Given data:
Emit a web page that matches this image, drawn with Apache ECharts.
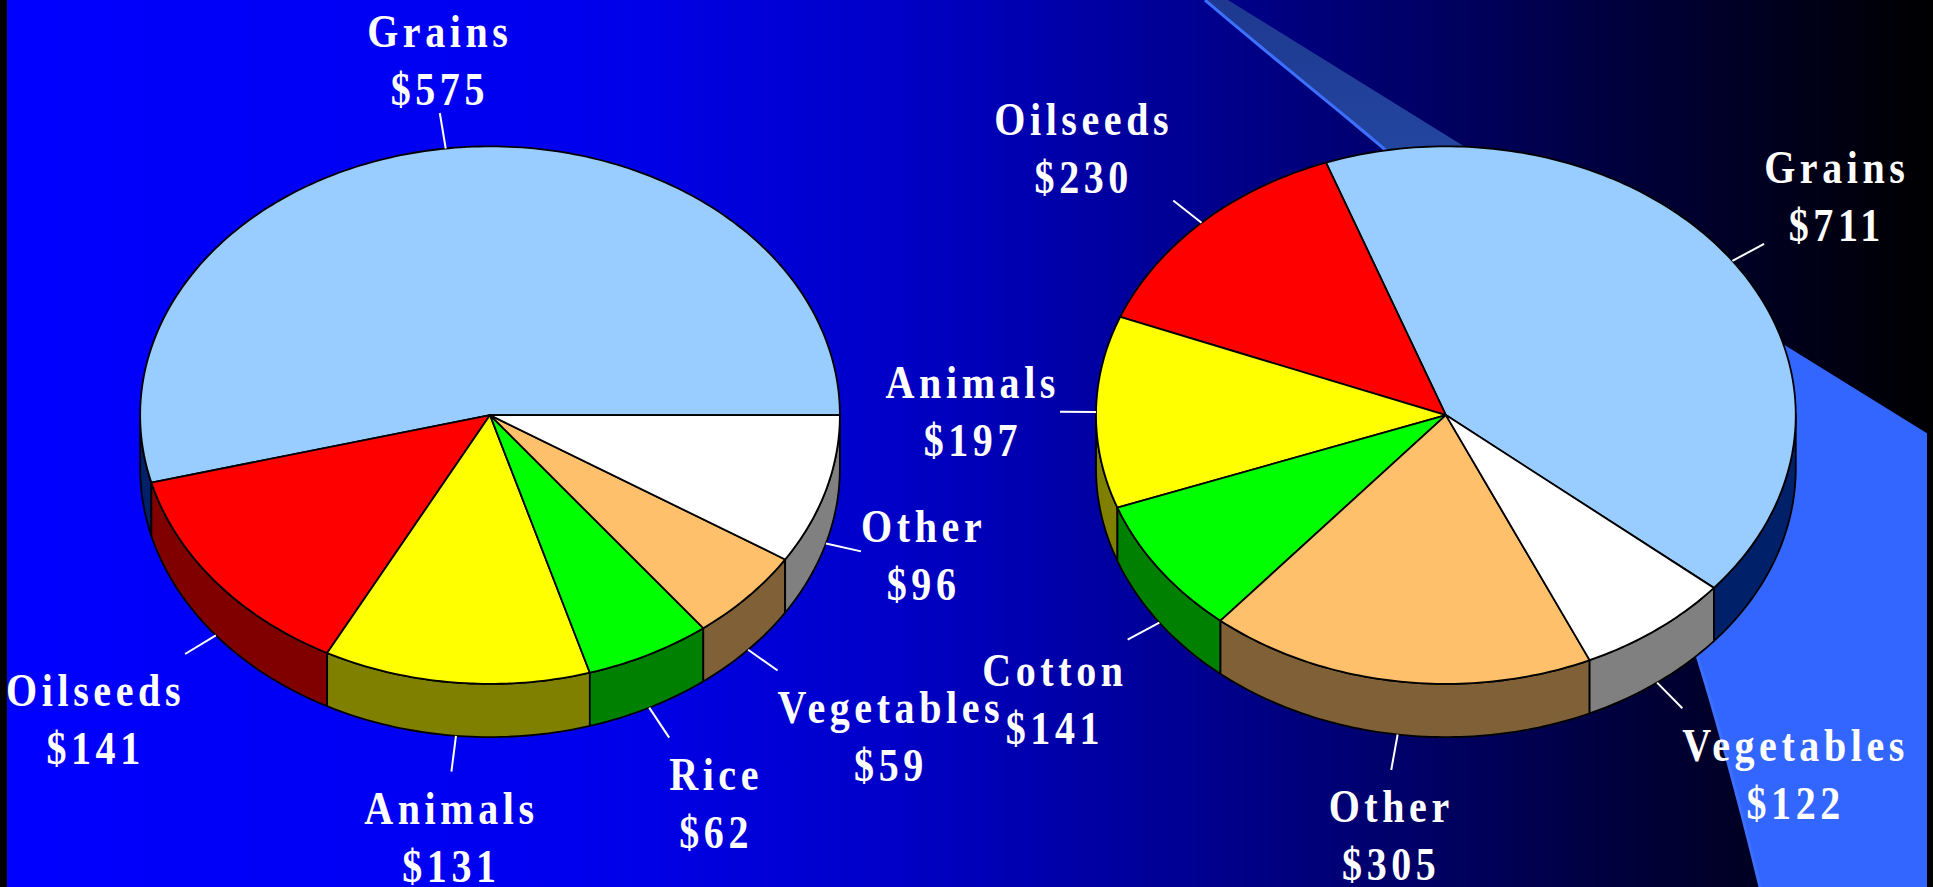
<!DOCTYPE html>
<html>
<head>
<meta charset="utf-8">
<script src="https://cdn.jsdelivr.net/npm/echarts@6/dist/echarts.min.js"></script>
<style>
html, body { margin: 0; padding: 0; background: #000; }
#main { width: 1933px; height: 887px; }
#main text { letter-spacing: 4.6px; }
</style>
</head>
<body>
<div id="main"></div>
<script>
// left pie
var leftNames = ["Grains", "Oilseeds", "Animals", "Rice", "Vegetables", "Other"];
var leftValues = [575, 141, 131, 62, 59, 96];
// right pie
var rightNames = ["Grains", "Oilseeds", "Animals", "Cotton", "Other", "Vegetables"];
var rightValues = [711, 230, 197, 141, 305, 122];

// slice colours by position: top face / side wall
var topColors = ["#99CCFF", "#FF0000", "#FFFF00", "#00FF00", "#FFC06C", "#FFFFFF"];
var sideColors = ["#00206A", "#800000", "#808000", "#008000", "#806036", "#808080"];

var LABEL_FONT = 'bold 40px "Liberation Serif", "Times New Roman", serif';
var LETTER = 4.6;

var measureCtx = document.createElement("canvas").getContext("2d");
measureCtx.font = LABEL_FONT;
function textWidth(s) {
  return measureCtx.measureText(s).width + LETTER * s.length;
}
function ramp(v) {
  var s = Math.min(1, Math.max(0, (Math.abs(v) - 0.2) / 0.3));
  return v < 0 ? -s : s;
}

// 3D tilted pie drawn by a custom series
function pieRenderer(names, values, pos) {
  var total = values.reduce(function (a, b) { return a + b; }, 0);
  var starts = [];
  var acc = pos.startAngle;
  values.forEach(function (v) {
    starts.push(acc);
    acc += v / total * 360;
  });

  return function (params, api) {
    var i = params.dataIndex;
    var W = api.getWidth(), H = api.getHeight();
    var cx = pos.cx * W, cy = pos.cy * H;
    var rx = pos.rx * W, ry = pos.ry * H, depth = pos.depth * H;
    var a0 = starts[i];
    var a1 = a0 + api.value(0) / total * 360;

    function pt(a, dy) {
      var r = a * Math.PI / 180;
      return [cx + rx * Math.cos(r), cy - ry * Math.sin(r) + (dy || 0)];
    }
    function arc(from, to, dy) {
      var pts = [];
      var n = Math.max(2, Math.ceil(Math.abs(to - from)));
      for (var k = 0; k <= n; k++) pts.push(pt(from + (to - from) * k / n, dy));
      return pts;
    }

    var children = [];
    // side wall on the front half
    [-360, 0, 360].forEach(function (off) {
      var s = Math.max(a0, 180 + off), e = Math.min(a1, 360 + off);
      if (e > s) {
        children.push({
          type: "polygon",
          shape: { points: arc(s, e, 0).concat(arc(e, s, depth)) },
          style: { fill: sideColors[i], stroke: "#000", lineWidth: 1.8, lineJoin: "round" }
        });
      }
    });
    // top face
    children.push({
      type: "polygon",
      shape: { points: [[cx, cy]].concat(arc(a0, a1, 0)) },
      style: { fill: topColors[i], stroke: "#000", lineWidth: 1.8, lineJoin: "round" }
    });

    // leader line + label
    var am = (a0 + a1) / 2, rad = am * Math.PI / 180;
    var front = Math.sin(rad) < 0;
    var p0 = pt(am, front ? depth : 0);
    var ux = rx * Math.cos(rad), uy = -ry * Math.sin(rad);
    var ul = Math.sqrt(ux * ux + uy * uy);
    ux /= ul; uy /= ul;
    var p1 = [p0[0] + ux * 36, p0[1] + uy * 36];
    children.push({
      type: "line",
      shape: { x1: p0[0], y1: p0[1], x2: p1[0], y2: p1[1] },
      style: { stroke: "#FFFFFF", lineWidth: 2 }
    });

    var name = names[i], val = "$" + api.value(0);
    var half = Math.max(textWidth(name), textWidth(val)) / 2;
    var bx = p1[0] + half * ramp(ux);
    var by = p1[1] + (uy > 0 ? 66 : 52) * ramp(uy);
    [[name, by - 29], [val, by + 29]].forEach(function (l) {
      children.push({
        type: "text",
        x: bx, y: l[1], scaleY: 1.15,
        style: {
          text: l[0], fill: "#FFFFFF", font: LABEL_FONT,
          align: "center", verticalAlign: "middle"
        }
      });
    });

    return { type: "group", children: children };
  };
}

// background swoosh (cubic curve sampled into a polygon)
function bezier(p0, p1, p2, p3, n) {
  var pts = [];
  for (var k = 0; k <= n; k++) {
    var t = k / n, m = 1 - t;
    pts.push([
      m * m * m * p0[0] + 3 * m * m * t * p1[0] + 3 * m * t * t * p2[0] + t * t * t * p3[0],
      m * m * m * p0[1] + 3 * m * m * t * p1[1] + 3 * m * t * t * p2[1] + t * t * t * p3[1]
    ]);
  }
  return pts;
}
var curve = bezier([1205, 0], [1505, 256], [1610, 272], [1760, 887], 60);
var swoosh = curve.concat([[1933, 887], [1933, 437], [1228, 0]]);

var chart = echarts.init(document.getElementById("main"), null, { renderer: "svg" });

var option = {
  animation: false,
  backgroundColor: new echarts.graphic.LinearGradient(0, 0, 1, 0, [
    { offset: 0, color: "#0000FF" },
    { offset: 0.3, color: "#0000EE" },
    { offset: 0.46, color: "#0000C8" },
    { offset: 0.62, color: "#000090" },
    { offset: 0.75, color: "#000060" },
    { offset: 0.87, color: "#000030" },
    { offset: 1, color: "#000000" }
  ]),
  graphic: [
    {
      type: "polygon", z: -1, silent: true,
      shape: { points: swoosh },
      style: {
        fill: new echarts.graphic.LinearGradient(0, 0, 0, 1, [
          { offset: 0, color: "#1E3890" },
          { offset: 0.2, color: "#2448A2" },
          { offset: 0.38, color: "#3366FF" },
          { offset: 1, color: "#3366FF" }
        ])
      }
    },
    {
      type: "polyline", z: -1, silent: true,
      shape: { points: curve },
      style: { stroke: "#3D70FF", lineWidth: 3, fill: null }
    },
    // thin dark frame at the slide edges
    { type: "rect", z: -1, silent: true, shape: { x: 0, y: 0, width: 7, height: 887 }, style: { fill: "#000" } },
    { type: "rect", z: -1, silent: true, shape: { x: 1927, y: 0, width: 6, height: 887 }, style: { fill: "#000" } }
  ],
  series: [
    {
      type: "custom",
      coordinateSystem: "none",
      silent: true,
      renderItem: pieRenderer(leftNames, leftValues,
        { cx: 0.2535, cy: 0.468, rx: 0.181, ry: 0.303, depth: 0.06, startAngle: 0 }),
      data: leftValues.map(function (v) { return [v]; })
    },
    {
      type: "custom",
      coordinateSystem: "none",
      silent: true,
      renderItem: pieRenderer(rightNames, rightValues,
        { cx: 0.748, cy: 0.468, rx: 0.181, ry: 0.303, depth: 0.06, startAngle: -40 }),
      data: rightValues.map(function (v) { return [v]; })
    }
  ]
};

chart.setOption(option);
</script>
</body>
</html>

Job: Print the listing above in full, exactly as written. Omit any pictures.

Reply:
Emit a web page that matches this image, drawn with Apache ECharts.
<!DOCTYPE html>
<html>
<head>
<meta charset="utf-8">
<script src="https://cdn.jsdelivr.net/npm/echarts@6/dist/echarts.min.js"></script>
<style>
html, body { margin: 0; padding: 0; background: #000; }
#main { width: 1933px; height: 887px; }
#main text { letter-spacing: 4.6px; }
</style>
</head>
<body>
<div id="main"></div>
<script>
// left pie
var leftNames = ["Grains", "Oilseeds", "Animals", "Rice", "Vegetables", "Other"];
var leftValues = [575, 141, 131, 62, 59, 96];
// right pie
var rightNames = ["Grains", "Oilseeds", "Animals", "Cotton", "Other", "Vegetables"];
var rightValues = [711, 230, 197, 141, 305, 122];

// slice colours by position: top face / side wall
var topColors = ["#99CCFF", "#FF0000", "#FFFF00", "#00FF00", "#FFC06C", "#FFFFFF"];
var sideColors = ["#00206A", "#800000", "#808000", "#008000", "#806036", "#808080"];

var LABEL_FONT = 'bold 40px "Liberation Serif", "Times New Roman", serif';
var LETTER = 4.6;

var measureCtx = document.createElement("canvas").getContext("2d");
measureCtx.font = LABEL_FONT;
function textWidth(s) {
  return measureCtx.measureText(s).width + LETTER * s.length;
}
function ramp(v) {
  var s = Math.min(1, Math.max(0, (Math.abs(v) - 0.2) / 0.3));
  return v < 0 ? -s : s;
}

// 3D tilted pie drawn by a custom series
function pieRenderer(names, values, pos) {
  var total = values.reduce(function (a, b) { return a + b; }, 0);
  var starts = [];
  var acc = pos.startAngle;
  values.forEach(function (v) {
    starts.push(acc);
    acc += v / total * 360;
  });

  return function (params, api) {
    var i = params.dataIndex;
    var W = api.getWidth(), H = api.getHeight();
    var cx = pos.cx * W, cy = pos.cy * H;
    var rx = pos.rx * W, ry = pos.ry * H, depth = pos.depth * H;
    var a0 = starts[i];
    var a1 = a0 + api.value(0) / total * 360;

    function pt(a, dy) {
      var r = a * Math.PI / 180;
      return [cx + rx * Math.cos(r), cy - ry * Math.sin(r) + (dy || 0)];
    }
    function arc(from, to, dy) {
      var pts = [];
      var n = Math.max(2, Math.ceil(Math.abs(to - from)));
      for (var k = 0; k <= n; k++) pts.push(pt(from + (to - from) * k / n, dy));
      return pts;
    }

    var children = [];
    // side wall on the front half
    [-360, 0, 360].forEach(function (off) {
      var s = Math.max(a0, 180 + off), e = Math.min(a1, 360 + off);
      if (e > s) {
        children.push({
          type: "polygon",
          shape: { points: arc(s, e, 0).concat(arc(e, s, depth)) },
          style: { fill: sideColors[i], stroke: "#000", lineWidth: 1.8, lineJoin: "round" }
        });
      }
    });
    // top face
    children.push({
      type: "polygon",
      shape: { points: [[cx, cy]].concat(arc(a0, a1, 0)) },
      style: { fill: topColors[i], stroke: "#000", lineWidth: 1.8, lineJoin: "round" }
    });

    // leader line + label
    var am = (a0 + a1) / 2, rad = am * Math.PI / 180;
    var front = Math.sin(rad) < 0;
    var p0 = pt(am, front ? depth : 0);
    var ux = rx * Math.cos(rad), uy = -ry * Math.sin(rad);
    var ul = Math.sqrt(ux * ux + uy * uy);
    ux /= ul; uy /= ul;
    var p1 = [p0[0] + ux * 36, p0[1] + uy * 36];
    children.push({
      type: "line",
      shape: { x1: p0[0], y1: p0[1], x2: p1[0], y2: p1[1] },
      style: { stroke: "#FFFFFF", lineWidth: 2 }
    });

    var name = names[i], val = "$" + api.value(0);
    var half = Math.max(textWidth(name), textWidth(val)) / 2;
    var bx = p1[0] + half * ramp(ux);
    var by = p1[1] + (uy > 0 ? 66 : 52) * ramp(uy);
    [[name, by - 29], [val, by + 29]].forEach(function (l) {
      children.push({
        type: "text",
        x: bx, y: l[1], scaleY: 1.15,
        style: {
          text: l[0], fill: "#FFFFFF", font: LABEL_FONT,
          align: "center", verticalAlign: "middle"
        }
      });
    });

    return { type: "group", children: children };
  };
}

// background swoosh (cubic curve sampled into a polygon)
function bezier(p0, p1, p2, p3, n) {
  var pts = [];
  for (var k = 0; k <= n; k++) {
    var t = k / n, m = 1 - t;
    pts.push([
      m * m * m * p0[0] + 3 * m * m * t * p1[0] + 3 * m * t * t * p2[0] + t * t * t * p3[0],
      m * m * m * p0[1] + 3 * m * m * t * p1[1] + 3 * m * t * t * p2[1] + t * t * t * p3[1]
    ]);
  }
  return pts;
}
var curve = bezier([1205, 0], [1505, 256], [1610, 272], [1760, 887], 60);
var swoosh = curve.concat([[1933, 887], [1933, 437], [1228, 0]]);

var chart = echarts.init(document.getElementById("main"), null, { renderer: "svg" });

var option = {
  animation: false,
  backgroundColor: new echarts.graphic.LinearGradient(0, 0, 1, 0, [
    { offset: 0, color: "#0000FF" },
    { offset: 0.3, color: "#0000EE" },
    { offset: 0.46, color: "#0000C8" },
    { offset: 0.62, color: "#000090" },
    { offset: 0.75, color: "#000060" },
    { offset: 0.87, color: "#000030" },
    { offset: 1, color: "#000000" }
  ]),
  graphic: [
    {
      type: "polygon", z: -1, silent: true,
      shape: { points: swoosh },
      style: {
        fill: new echarts.graphic.LinearGradient(0, 0, 0, 1, [
          { offset: 0, color: "#1E3890" },
          { offset: 0.2, color: "#2448A2" },
          { offset: 0.38, color: "#3366FF" },
          { offset: 1, color: "#3366FF" }
        ])
      }
    },
    {
      type: "polyline", z: -1, silent: true,
      shape: { points: curve },
      style: { stroke: "#3D70FF", lineWidth: 3, fill: null }
    },
    // thin dark frame at the slide edges
    { type: "rect", z: -1, silent: true, shape: { x: 0, y: 0, width: 7, height: 887 }, style: { fill: "#000" } },
    { type: "rect", z: -1, silent: true, shape: { x: 1927, y: 0, width: 6, height: 887 }, style: { fill: "#000" } }
  ],
  series: [
    {
      type: "custom",
      coordinateSystem: "none",
      silent: true,
      renderItem: pieRenderer(leftNames, leftValues,
        { cx: 0.2535, cy: 0.468, rx: 0.181, ry: 0.303, depth: 0.06, startAngle: 0 }),
      data: leftValues.map(function (v) { return [v]; })
    },
    {
      type: "custom",
      coordinateSystem: "none",
      silent: true,
      renderItem: pieRenderer(rightNames, rightValues,
        { cx: 0.748, cy: 0.468, rx: 0.181, ry: 0.303, depth: 0.06, startAngle: -40 }),
      data: rightValues.map(function (v) { return [v]; })
    }
  ]
};

chart.setOption(option);
</script>
</body>
</html>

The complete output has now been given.